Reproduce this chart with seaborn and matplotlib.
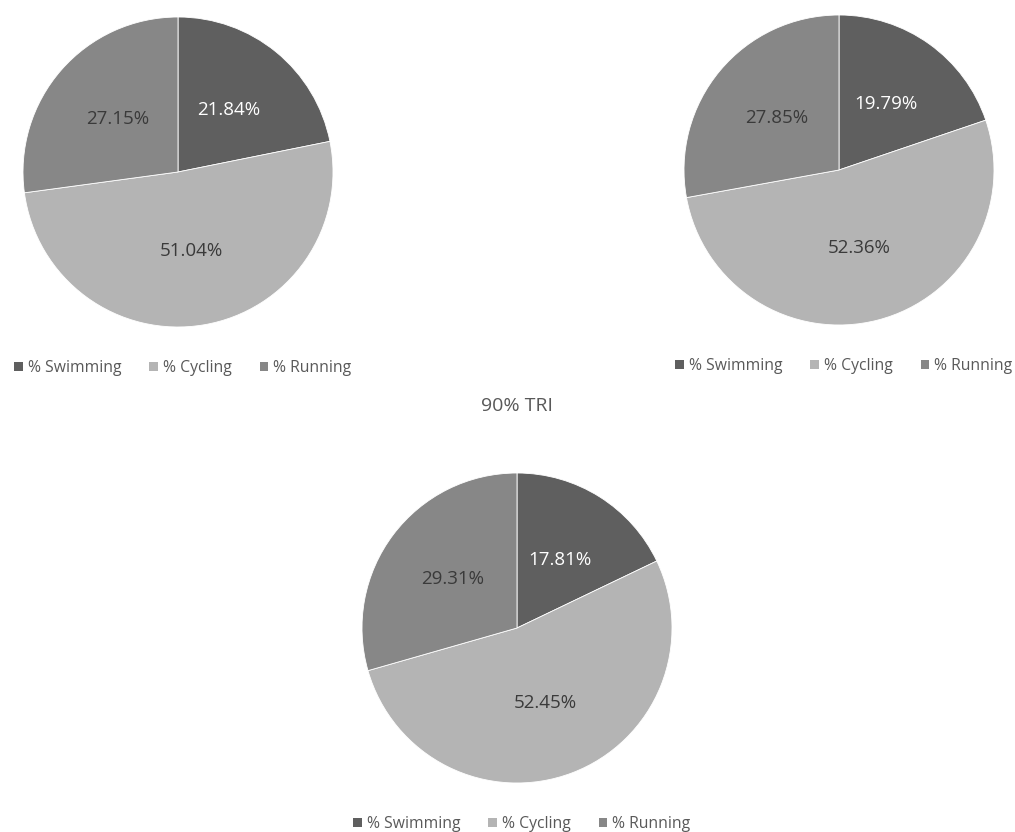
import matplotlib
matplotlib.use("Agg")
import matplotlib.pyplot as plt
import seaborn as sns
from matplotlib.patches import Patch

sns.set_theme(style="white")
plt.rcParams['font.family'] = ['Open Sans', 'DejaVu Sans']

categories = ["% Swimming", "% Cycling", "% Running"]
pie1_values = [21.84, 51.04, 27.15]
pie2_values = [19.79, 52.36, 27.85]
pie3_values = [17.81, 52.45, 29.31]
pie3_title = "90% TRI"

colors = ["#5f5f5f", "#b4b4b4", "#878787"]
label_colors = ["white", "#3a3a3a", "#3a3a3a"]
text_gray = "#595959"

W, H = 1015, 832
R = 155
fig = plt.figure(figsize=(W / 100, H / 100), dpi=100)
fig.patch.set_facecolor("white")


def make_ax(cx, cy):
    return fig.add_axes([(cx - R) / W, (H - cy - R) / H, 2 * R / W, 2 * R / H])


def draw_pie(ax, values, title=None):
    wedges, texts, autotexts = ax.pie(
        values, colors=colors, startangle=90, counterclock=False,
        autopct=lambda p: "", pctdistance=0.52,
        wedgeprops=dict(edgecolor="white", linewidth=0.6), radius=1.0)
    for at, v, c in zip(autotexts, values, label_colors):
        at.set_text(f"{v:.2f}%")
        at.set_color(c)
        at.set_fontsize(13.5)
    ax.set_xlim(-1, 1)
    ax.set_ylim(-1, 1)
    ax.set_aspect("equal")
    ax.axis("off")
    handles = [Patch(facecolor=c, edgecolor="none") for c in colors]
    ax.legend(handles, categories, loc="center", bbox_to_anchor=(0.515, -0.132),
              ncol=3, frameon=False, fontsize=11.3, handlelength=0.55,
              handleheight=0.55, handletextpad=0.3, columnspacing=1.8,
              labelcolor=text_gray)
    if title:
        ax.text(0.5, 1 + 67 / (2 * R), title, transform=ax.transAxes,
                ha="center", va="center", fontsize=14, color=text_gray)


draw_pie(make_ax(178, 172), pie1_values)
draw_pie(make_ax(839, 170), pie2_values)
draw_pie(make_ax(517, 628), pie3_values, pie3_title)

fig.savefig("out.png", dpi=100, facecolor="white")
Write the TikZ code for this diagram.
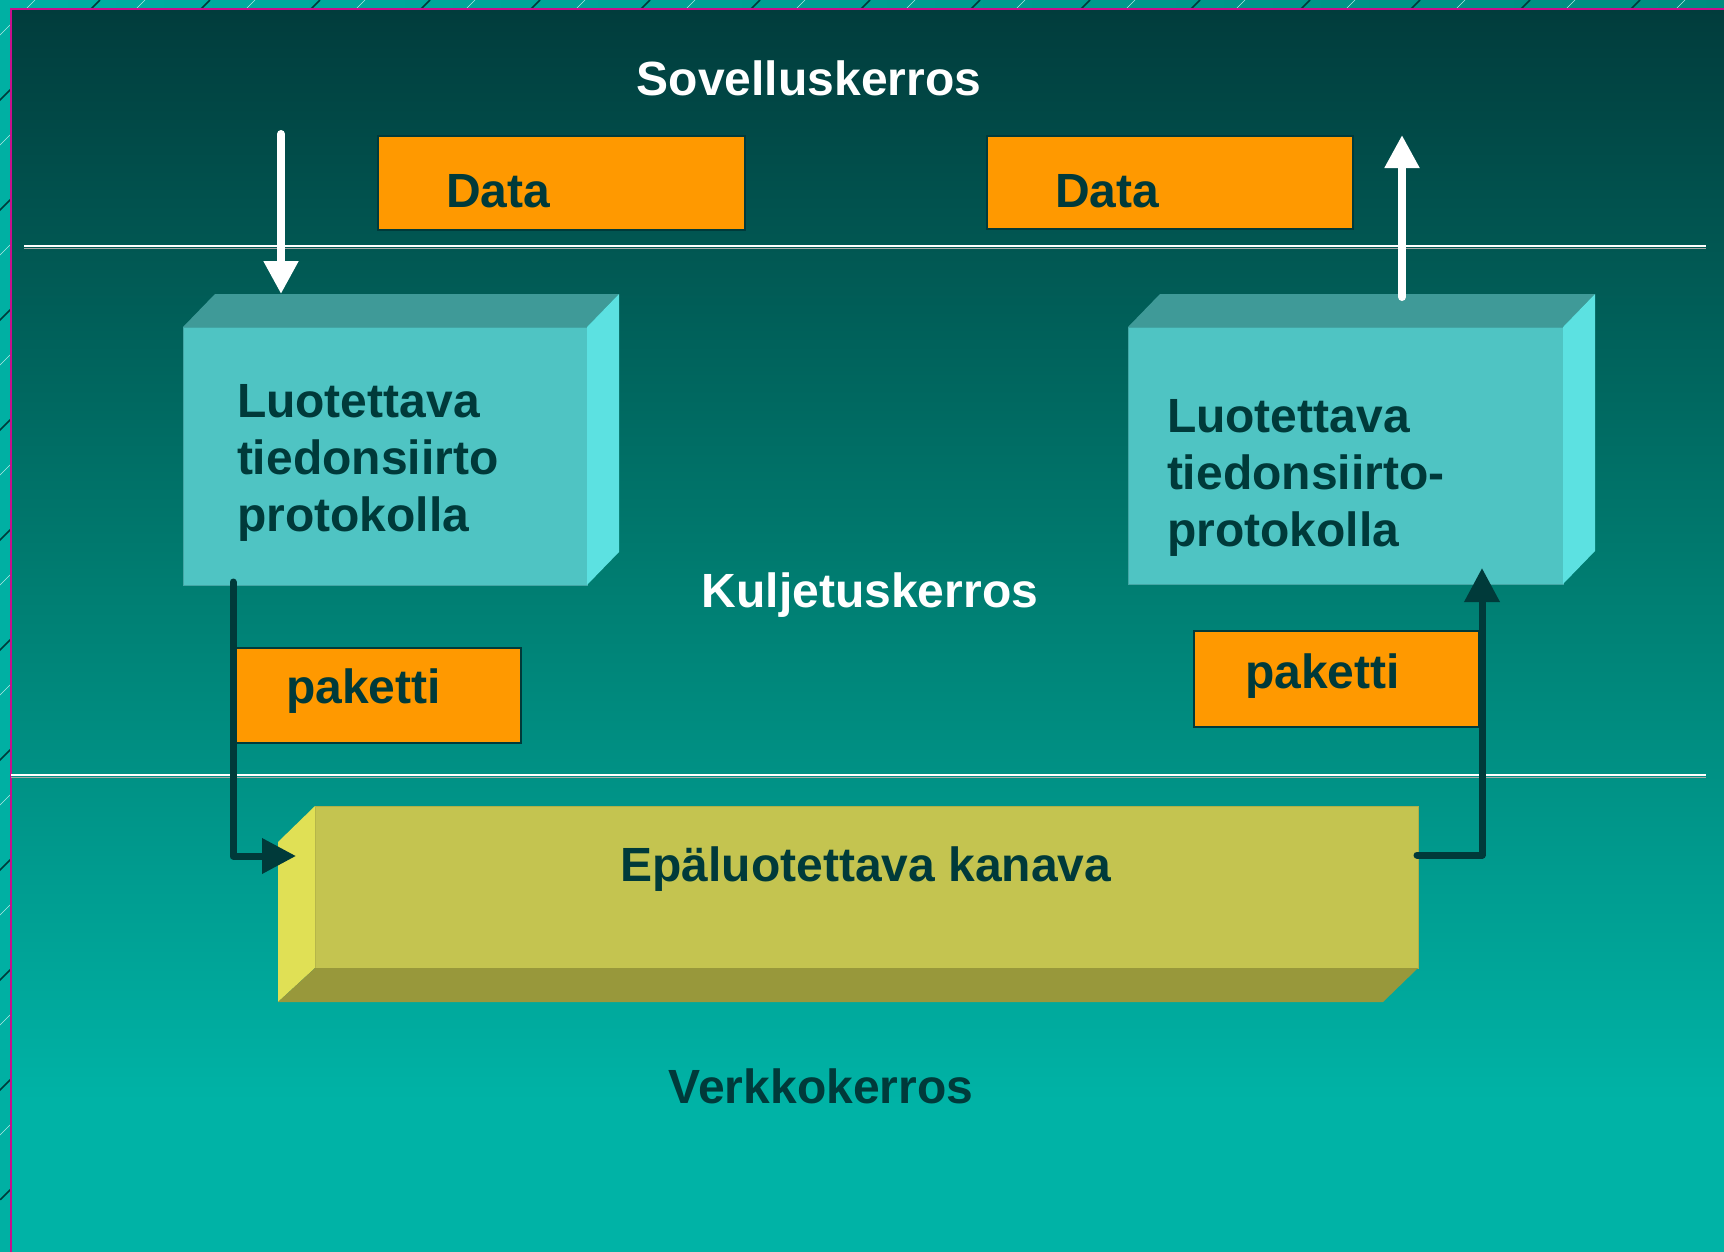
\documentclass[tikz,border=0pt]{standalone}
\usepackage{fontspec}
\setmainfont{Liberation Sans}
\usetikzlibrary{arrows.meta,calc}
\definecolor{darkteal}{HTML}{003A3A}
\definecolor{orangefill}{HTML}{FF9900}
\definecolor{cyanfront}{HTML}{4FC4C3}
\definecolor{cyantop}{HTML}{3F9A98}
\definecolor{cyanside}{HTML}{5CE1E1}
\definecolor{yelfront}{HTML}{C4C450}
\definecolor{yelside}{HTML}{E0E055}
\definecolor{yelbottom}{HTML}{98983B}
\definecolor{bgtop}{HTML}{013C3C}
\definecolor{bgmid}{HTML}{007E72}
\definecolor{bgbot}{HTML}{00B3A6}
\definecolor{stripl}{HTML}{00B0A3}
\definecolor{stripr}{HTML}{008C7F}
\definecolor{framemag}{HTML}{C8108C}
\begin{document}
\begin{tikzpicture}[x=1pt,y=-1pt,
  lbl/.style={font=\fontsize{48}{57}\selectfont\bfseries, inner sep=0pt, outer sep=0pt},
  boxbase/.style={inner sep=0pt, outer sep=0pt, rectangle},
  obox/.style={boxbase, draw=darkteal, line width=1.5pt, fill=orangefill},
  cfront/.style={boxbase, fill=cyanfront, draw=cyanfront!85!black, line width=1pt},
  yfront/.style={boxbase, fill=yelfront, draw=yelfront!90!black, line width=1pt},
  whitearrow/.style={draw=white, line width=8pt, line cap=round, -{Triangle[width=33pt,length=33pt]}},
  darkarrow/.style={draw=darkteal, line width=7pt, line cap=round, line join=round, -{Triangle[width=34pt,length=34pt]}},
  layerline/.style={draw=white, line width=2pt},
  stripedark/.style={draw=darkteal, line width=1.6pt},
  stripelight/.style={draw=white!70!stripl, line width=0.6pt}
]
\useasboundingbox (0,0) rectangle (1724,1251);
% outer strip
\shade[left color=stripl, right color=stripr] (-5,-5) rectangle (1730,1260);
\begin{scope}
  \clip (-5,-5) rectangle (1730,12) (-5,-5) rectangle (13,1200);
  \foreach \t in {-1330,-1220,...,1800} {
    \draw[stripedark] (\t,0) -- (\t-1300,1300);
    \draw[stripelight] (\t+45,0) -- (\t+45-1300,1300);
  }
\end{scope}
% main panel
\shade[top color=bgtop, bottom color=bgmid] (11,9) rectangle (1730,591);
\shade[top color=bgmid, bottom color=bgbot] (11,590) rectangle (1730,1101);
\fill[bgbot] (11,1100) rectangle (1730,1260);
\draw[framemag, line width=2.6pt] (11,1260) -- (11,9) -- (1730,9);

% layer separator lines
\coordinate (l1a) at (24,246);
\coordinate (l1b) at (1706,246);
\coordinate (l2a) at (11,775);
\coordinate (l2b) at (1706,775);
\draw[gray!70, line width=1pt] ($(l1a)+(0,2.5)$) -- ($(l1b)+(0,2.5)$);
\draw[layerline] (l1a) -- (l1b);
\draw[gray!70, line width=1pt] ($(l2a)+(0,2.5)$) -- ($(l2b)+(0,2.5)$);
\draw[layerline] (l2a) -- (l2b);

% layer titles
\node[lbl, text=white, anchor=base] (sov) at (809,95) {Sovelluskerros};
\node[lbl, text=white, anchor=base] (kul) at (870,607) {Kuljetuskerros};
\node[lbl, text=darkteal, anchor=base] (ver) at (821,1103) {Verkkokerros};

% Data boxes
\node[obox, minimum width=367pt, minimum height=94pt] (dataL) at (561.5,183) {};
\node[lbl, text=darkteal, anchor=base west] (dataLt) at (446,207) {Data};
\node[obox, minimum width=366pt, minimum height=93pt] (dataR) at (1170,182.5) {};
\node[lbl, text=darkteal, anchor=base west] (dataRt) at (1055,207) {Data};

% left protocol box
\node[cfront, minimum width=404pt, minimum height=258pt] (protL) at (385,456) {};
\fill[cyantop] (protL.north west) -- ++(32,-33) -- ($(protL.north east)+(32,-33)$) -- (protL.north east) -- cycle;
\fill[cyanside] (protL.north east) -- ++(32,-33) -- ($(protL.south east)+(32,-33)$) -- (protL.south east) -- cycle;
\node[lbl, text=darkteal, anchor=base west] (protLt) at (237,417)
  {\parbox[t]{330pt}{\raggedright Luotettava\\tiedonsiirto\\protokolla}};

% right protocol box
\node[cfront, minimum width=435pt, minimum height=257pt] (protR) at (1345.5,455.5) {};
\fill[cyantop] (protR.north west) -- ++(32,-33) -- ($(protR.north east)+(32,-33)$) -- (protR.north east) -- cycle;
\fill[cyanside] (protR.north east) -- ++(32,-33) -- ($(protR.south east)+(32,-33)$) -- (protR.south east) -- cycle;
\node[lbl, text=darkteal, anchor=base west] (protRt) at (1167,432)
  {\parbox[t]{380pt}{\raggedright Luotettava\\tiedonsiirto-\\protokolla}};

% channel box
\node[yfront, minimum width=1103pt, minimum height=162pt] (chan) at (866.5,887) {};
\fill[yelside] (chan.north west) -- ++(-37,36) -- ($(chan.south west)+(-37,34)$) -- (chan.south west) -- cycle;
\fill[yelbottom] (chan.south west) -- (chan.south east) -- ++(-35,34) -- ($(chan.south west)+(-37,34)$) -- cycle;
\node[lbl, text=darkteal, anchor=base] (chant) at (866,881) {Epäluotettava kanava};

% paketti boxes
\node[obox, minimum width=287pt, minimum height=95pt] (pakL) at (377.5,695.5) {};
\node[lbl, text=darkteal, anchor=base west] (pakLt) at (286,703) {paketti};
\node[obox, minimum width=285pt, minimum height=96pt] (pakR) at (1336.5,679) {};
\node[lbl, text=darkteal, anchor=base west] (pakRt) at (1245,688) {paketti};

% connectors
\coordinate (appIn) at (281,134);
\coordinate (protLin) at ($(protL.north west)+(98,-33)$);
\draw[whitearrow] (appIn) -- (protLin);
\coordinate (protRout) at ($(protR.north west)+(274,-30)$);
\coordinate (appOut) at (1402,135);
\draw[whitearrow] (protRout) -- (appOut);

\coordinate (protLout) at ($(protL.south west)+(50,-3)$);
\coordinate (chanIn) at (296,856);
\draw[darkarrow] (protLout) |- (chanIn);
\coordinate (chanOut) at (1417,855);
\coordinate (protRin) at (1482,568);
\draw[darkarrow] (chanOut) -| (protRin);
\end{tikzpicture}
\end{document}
────────────────
* TASK STATEMENT *
Your task is to reproduce the entries above word for word, from the first line through the line with "return fig.add_axes([(cx - R)", and please leave out any pictures.

* REPLY *
Reproduce this chart with seaborn and matplotlib.
import matplotlib
matplotlib.use("Agg")
import matplotlib.pyplot as plt
import seaborn as sns
from matplotlib.patches import Patch

sns.set_theme(style="white")
plt.rcParams['font.family'] = ['Open Sans', 'DejaVu Sans']

categories = ["% Swimming", "% Cycling", "% Running"]
pie1_values = [21.84, 51.04, 27.15]
pie2_values = [19.79, 52.36, 27.85]
pie3_values = [17.81, 52.45, 29.31]
pie3_title = "90% TRI"

colors = ["#5f5f5f", "#b4b4b4", "#878787"]
label_colors = ["white", "#3a3a3a", "#3a3a3a"]
text_gray = "#595959"

W, H = 1015, 832
R = 155
fig = plt.figure(figsize=(W / 100, H / 100), dpi=100)
fig.patch.set_facecolor("white")


def make_ax(cx, cy):
    return fig.add_axes([(cx - R) / W, (H - cy - R) / H, 2 * R / W, 2 * R / H])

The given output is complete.